In trying now, forty years after the fact, to imagine what it would have been like having a guy like me sitting there four hours a day not shutting up for a minute, I conclude I would kill someone like that. I must have been insanely boring. On the other hand, Tom Elliot was so caught up in the non-stop play-by-play of my hilarious, fantasized world that he wanted to know where I got my drugs. I gave him my address and he came by to pick up a dime bag I got for him from Ed up on the top floor. Ed’s not his real name. I don’t know what his real name is anymore. Even when I knew it I couldn’t remember it because all the time I spent up in Ed’s attic apartment was helping him use up his enormous holdings of the world’s best dope.
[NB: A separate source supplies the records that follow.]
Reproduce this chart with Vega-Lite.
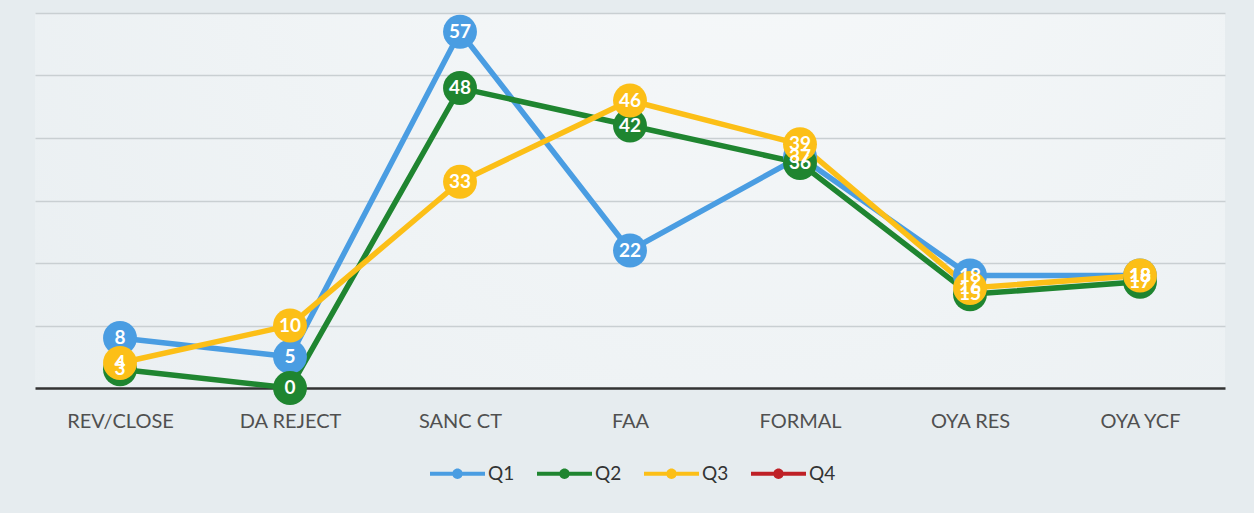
{
  "$schema": "https://vega.github.io/schema/vega-lite/v6.json",
  "width": 1190,
  "height": 375,
  "autosize": {"type": "none"},
  "padding": {"left": 35, "top": 13, "right": 29, "bottom": 125},
  "background": "#e6ecef",
  "config": {
    "view": {
      "stroke": null,
      "fill": {
        "gradient": "radial",
        "x1": 0.6, "y1": 0.2, "x2": 0.6, "y2": 0.2, "r1": 0, "r2": 0.9,
        "stops": [
          {"offset": 0, "color": "#f7f9fa"},
          {"offset": 1, "color": "#e7edf0"}
        ]
      }
    }
  },
  "data": {
    "values": [
      {"category": "REV/CLOSE", "series": "Q1", "value": 8},
      {"category": "DA REJECT", "series": "Q1", "value": 5},
      {"category": "SANC CT", "series": "Q1", "value": 57},
      {"category": "FAA", "series": "Q1", "value": 22},
      {"category": "FORMAL", "series": "Q1", "value": 37},
      {"category": "OYA RES", "series": "Q1", "value": 18},
      {"category": "OYA YCF", "series": "Q1", "value": 18},
      {"category": "REV/CLOSE", "series": "Q2", "value": 3},
      {"category": "DA REJECT", "series": "Q2", "value": 0},
      {"category": "SANC CT", "series": "Q2", "value": 48},
      {"category": "FAA", "series": "Q2", "value": 42},
      {"category": "FORMAL", "series": "Q2", "value": 36},
      {"category": "OYA RES", "series": "Q2", "value": 15},
      {"category": "OYA YCF", "series": "Q2", "value": 17},
      {"category": "REV/CLOSE", "series": "Q3", "value": 4},
      {"category": "DA REJECT", "series": "Q3", "value": 10},
      {"category": "SANC CT", "series": "Q3", "value": 33},
      {"category": "FAA", "series": "Q3", "value": 46},
      {"category": "FORMAL", "series": "Q3", "value": 39},
      {"category": "OYA RES", "series": "Q3", "value": 16},
      {"category": "OYA YCF", "series": "Q3", "value": 18}
    ]
  },
  "encoding": {
    "x": {
      "field": "category",
      "type": "nominal",
      "sort": ["REV/CLOSE", "DA REJECT", "SANC CT", "FAA", "FORMAL", "OYA RES", "OYA YCF"],
      "scale": {"type": "point", "padding": 0.5},
      "axis": {
        "title": null,
        "labelAngle": 0,
        "labelFont": "Lato",
        "labelFontSize": 20,
        "labelColor": "#505050",
        "labelPadding": 23,
        "ticks": false,
        "domain": false,
        "grid": false
      }
    },
    "y": {
      "field": "value",
      "type": "quantitative",
      "scale": {"domain": [0, 60], "nice": false},
      "axis": {
        "title": null,
        "labels": false,
        "ticks": false,
        "domain": false,
        "values": [0, 10, 20, 30, 40, 50, 60],
        "grid": true,
        "gridColor": {"condition": {"test": "datum.value === 0", "value": "#333333"}, "value": "#c9cfd2"},
        "gridWidth": {"condition": {"test": "datum.value === 0", "value": 2.5}, "value": 1.5}
      }
    },
    "color": {
      "field": "series",
      "type": "nominal",
      "scale": {
        "domain": ["Q1", "Q2", "Q3", "Q4"],
        "range": ["#4a9de2", "#1f8530", "#fcbf17", "#bf2026"]
      },
      "legend": {
        "orient": "none",
        "legendX": 395,
        "legendY": 433,
        "direction": "horizontal",
        "title": null,
        "symbolType": "M-1,-0.07L1,-0.07L1,0.07L-1,0.07Z M0,-0.19A0.19,0.19 0 1,1 0,0.19A0.19,0.19 0 1,1 0,-0.19Z",
        "symbolSize": 3025,
        "symbolStrokeWidth": 0,
        "symbolOpacity": 1,
        "labelFont": "Lato",
        "labelFontSize": 19,
        "labelColor": "#333333",
        "labelOffset": 3,
        "columnPadding": 22,
        "padding": 0
      }
    }
  },
  "layer": [
    {
      "mark": {"type": "line", "strokeWidth": 5.5},
      "encoding": {"order": {"field": "series"}}
    },
    {
      "mark": {"type": "point", "filled": true, "opacity": 1, "size": 1150, "shape": "circle", "strokeWidth": 0}
    },
    {
      "mark": {"type": "text", "font": "Lato", "fontWeight": "bold", "fontSize": 19, "baseline": "middle", "align": "center"},
      "encoding": {
        "text": {"field": "value", "type": "quantitative"},
        "color": {"value": "white"}
      }
    }
  ]
}
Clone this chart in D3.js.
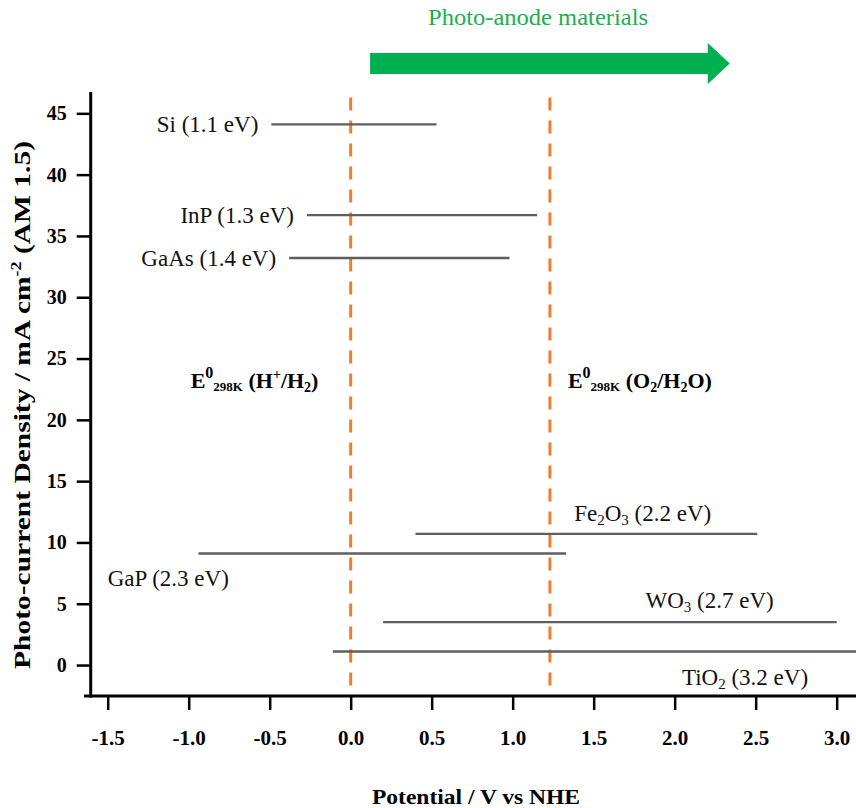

One time I was up there I got so fuckedup that walking down the four flights of stairs every landing seemed like the first landing all over again so that it seemed I was walking forever and getting nowhere. So for the three hundredth time in my life I vowed that if I made it back alive I’d never use drugs again. The point was to get high, not go crazy.

Sorry. I’ve done it again. The one thing I know for sure is that describing dreams, highs, and mailroom fantasies will try anyone’s patience, including mine. Especially mine. My god, somebody stop me before I write another word!